Como se depreende da análise da jurisprudência, o tipo infracional aberto de conteúdo indeterminado constitui uma realidade no processo disciplinar da OAB. Embora necessário em determinadas hipóteses, a discricionariedade concedida ao intérprete, pode representar risco à segurança jurídica.
5. Critérios de Aplicação do Tipo Infracional Aberto de Conteúdo Indeterminado
Da análise da jurisprudência, verifica-se a adoção de alguns critérios objetivos para caracterização da conduta incompatível. São eles: a) Gravidade do ato: apenas comportamentos que afetam de maneira significativa a dignidade da advocacia justificam a subsunção ao inciso XXV; b) Repercussão social: quanto maior a repercussão negativa do ato na sociedade ou na classe, mais evidente se torna a incompatibilidade; c) Nexo com a advocacia: embora não exija relação direta com o exercício da profissão, avalia-se se a conduta compromete a confiança e o prestígio do advogado enquanto profissional.
Sobre a aplicação da lei, lembremos as lições de Nelson Hungria: “Não deve o juiz ser um aplicador automático do literalismo da lei, mas um revelador de todo o possível direito que nela se encerra, suprindo-lhe a inexplicitude decorrente da imperfeição da linguagem humana. É-lhe vedado, entretanto, negar a lei. Notadamente em matéria penal, não pode o juiz meter-se a filósofo reformista, a santo incipiente ou a sociólogo de gabinete, para pretender corrigir a lei segundo a sua cosmovisão, a sua mística ou o seu teorismo. Tem de aplicar o direito positivo, o direito expresso ou latente nas leis, e não o direito idealmente concebido através de especulações abstratas ou lucubrações metafísicas”.15
6. Conclusão
O inciso XXV do art. 34 da Lei nº 8.906/94 representa uma cláusula de salvaguarda ética da advocacia, permitindo a responsabilização disciplinar de condutas não previstas expressamente, mas que atentam contra os valores da profissão.

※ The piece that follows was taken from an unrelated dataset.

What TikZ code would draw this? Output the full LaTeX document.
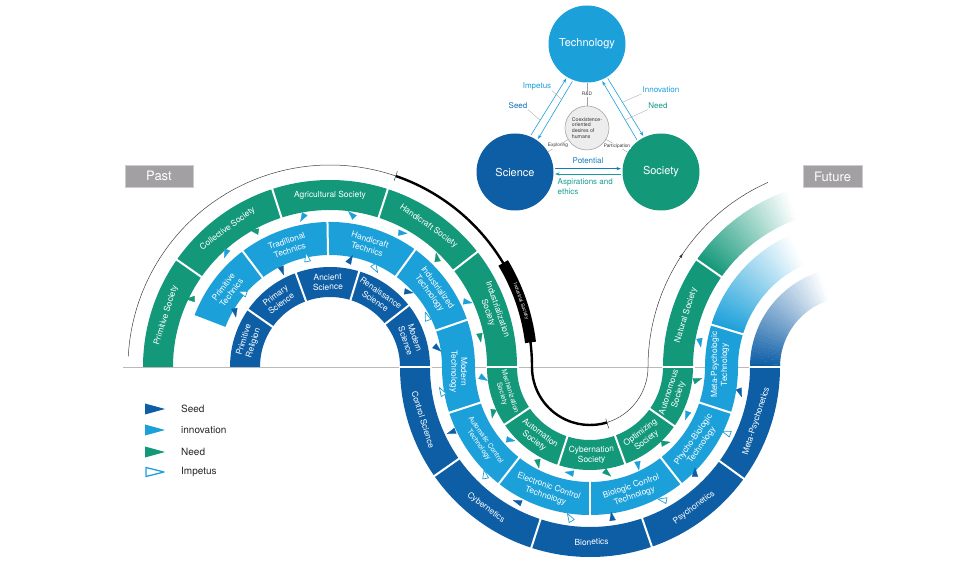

A jurisprudência do Conselho Federal da OAB tem dado concretude a esse dispositivo, destacando a necessidade de o advogado manter comportamento íntegro, urbano e digno, dentro e fora do exercício profissional, como forma de preservar a credibilidade e a respeitabilidade da advocacia perante a sociedade.
Assim, a solução, como tem indicado a jurisprudência, não está na não aplicação da referida norma, mas numa interpretação restritiva, assegurando respeito ao princípio da legalidade e da proporcionalidade.